Foreign Currency Judgments - Part 4 Chapter 5 - The Practice of International Litigation - 2nd Edition
Lawrence W. Newman has been a partner in the New York office of Baker & McKenzie since 1971, when, together with the late Professor Henry deVries, he founded the litigation department in that office. He is the author/editor of 4 works on international litigation/arbitration.
Michael Burrows, Formerly, Of Counsel, Baker & McKenzie, New York.
The general law on damages has as its objective the placing of the judgment creditor or injured party in a position as close as possible to the status quo ante or that in which he would have been if the obligation had been fully performed or had the injury not occurred. In the context of civil money damages, the injured party is additionally compensated for the time-cost of money occasioned by the breach or the lawsuit through the payment of interest, both pre- and post-judgment.

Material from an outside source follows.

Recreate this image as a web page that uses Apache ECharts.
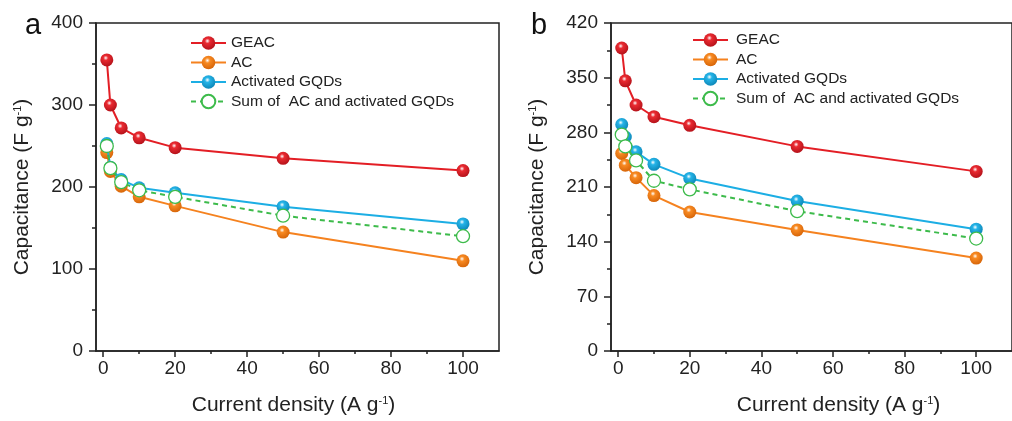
<!DOCTYPE html>
<html>
<head>
<meta charset="utf-8">
<script src="https://cdn.jsdelivr.net/npm/echarts@6/dist/echarts.min.js"></script>
<style>
html,body{margin:0;padding:0;background:#fff;}
#chart{width:1012px;height:421px;}
</style>
</head>
<body>
<div id="chart"></div>
<script>
// ---- data ----
var xVals = [1, 2, 5, 10, 20, 50, 100];
var seriesNames = ['GEAC', 'AC', 'Activated GQDs', 'Sum of  AC and activated GQDs'];
var aGEAC = [355, 300, 272, 260, 248, 235, 220];
var aAC   = [242, 219, 201, 188, 177, 145, 110];
var aGQDs = [253, 224, 209, 199, 193, 176, 155];
var aSum  = [250, 223, 206, 196, 188, 165, 140];
var bGEAC = [388, 346, 315, 300, 289, 262, 230];
var bAC   = [253, 238, 222, 199, 178, 155, 119];
var bGQDs = [290, 274, 255, 239, 221, 192, 156];
var bSum  = [277, 262, 244, 218, 207, 179, 144];
var xMajorTicks = [0, 20, 40, 60, 80, 100];
var xMinorTicks = [10, 30, 50, 70, 90];
var panelLabels = ['a', 'b'];
var yTitle = '{t|Capacitance (F g}{s|-1}{t|)}';
var xTitle = '{t|Current density (A g}{s|-1}{t|)}';

var FONT = '"Liberation Sans", Arial, sans-serif';
var AX = '#222';

function ball(c, d) {
  return new echarts.graphic.RadialGradient(0.42, 0.35, 0.62, [
    {offset: 0, color: '#ffffff'},
    {offset: 0.3, color: c},
    {offset: 1, color: d}
  ]);
}
var styles = [
  {line: '#e31e25', fill: ball('#ea2a31', '#b8141c'), dashed: false},
  {line: '#f5821f', fill: ball('#f88a22', '#d9680b'), dashed: false},
  {line: '#1caee4', fill: ball('#25b4e8', '#0f8abb'), dashed: false},
  {line: '#3dbb4b', fill: '#ffffff', dashed: true}
];

function pairs(ys) { return xVals.map(function (x, i) { return [x, ys[i]]; }); }

var richTitle = {
  t: {fontSize: 21, fontFamily: FONT, color: AX},
  s: {fontSize: 11, fontFamily: FONT, color: AX, verticalAlign: 'top', lineHeight: 13}
};

var grids = [
  {left: 96, top: 23, width: 403, height: 329},
  {left: 611, top: 23, width: 403, height: 329}
];
var yMax = [400, 420], yInt = [100, 70];
var xNamePad = [[0, 8, 0, 0], [0, 0, 0, 54]];

var option = {
  animation: false,
  backgroundColor: '#fff',
  textStyle: {fontFamily: FONT},
  title: panelLabels.map(function (t, i) {
    return {text: t, left: i === 0 ? 20 : 526, top: 6,
      textStyle: {fontSize: 29, fontWeight: 'normal', color: '#111', fontFamily: FONT}};
  }),
  grid: grids.map(function (g) {
    return Object.assign({show: true, borderColor: AX, borderWidth: 1.5, backgroundColor: 'transparent'}, g);
  }),
  legend: [0, 1].map(function (i) {
    return {
      data: seriesNames,
      orient: 'vertical',
      left: i === 0 ? 190 : 692,
      top: i === 0 ? 35 : 32,
      padding: 0,
      itemWidth: 35, itemHeight: 17, itemGap: 3.5,
      selectedMode: false,
      textStyle: {fontSize: 15.5, color: AX, fontFamily: FONT, lineHeight: 16, padding: i === 0 ? [0,0,0,0] : [0,0,0,3]}
    };
  }),
  xAxis: [],
  yAxis: [],
  series: []
};

[0, 1].forEach(function (p) {
  option.xAxis.push({
    type: 'value', gridIndex: p, min: -2, max: 110,
    name: xTitle, nameLocation: 'middle', nameGap: 44,
    nameTextStyle: {rich: richTitle, padding: xNamePad[p]},
    axisLine: {show: true, onZero: false, lineStyle: {color: AX, width: 1.5}},
    axisTick: {show: true, length: 6, customValues: xMajorTicks, lineStyle: {color: AX, width: 1.5}},
    axisLabel: {customValues: xMajorTicks, fontSize: 19, color: AX, margin: 8, fontFamily: FONT},
    splitLine: {show: false}
  });
  option.xAxis.push({
    type: 'value', gridIndex: p, min: -2, max: 110, position: 'bottom',
    axisLine: {show: false},
    axisTick: {show: true, length: 3, customValues: xMinorTicks, lineStyle: {color: AX, width: 1.5}},
    axisLabel: {show: false},
    splitLine: {show: false}
  });
  option.yAxis.push({
    type: 'value', gridIndex: p, min: 0, max: yMax[p], interval: yInt[p],
    name: yTitle, nameLocation: 'middle', nameGap: 63,
    nameTextStyle: {rich: richTitle},
    axisLine: {show: true, onZero: false, lineStyle: {color: AX, width: 1.5}},
    axisTick: {show: true, length: 7, lineStyle: {color: AX, width: 1.5}},
    minorTick: {show: true, splitNumber: 2, length: 4, lineStyle: {color: AX, width: 1.5}},
    axisLabel: {fontSize: 19, color: AX, margin: 13, fontFamily: FONT},
    splitLine: {show: false}
  });
});

var panelData = [[aGEAC, aAC, aGQDs, aSum], [bGEAC, bAC, bGQDs, bSum]];
panelData.forEach(function (set, p) {
  set.forEach(function (ys, k) {
    var st = styles[k];
    option.series.push({
      name: seriesNames[k],
      type: 'line',
      xAxisIndex: p * 2, yAxisIndex: p,
      data: pairs(ys),
      symbol: 'circle',
      symbolSize: 13,
      showSymbol: true,
      z: 2 + k,
      lineStyle: {color: st.line, width: 2, type: st.dashed ? [5, 4] : 'solid'},
      itemStyle: st.dashed ? {color: '#ffffff', borderColor: st.line, borderWidth: 1.3}
                           : {color: st.fill, borderWidth: 0},
      emphasis: {disabled: true}
    });
  });
});

var chart = echarts.init(document.getElementById('chart'), null, {renderer: 'canvas'});
chart.setOption(option);
</script>
</body>
</html>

The objective is the same whether the money damages are measured in U.S. dollars or another currency. However, the practice of American courts of issuing judgments only in U.S. dollars has to date required courts and parties to translate foreign currency claims or judgments into dollars. Over the past fifteen years, as a result of the volatility of foreign exchange fluctuations, this practice has been faulted for giving rise to inconsistent results and has been criticized for impinging on the rights of litigants to be fully compensated.
This chapter discusses the development of the problem and current attempts to provide a solution, in New York by the enactment of section 27(b) of the Judiciary Law, and in the United States in general by the position taken in the Restatement of the Law (Third) of the Foreign Relations Law of the United States (hereinafter “Restatement 3d”), both of which contemplate the entry of judgments in foreign currency, rather than in dollars.
The Dollar-Judgment Rule
Foreign money damage claims most frequently come before U.S. courts in the following two instances: (i) Original actions filed by plaintiffs involving obligations denominated in foreign currency and (ii) Proceedings to enforce foreign judgments or arbitral awards in which the currency of the judgment or award is in a currency other than U.S dollars. Since U.S. courts have historically applied the so-called dollar-judgment rule under which all judgments must be rendered in dollars, if the judgment creditor wanted funds in the foreign currency, it would be his responsibility to purchase, post-judgment, foreign currency with the amount of dollars awarded.
Interestingly, the dollar-judgment “rule” has never been codified, but seems to derive in part from considerations of sovereignty, from statutory authority (since repealed) and from procedural concerns expressed in its counterpart “sterling-only” rule under the English common law (now abandoned).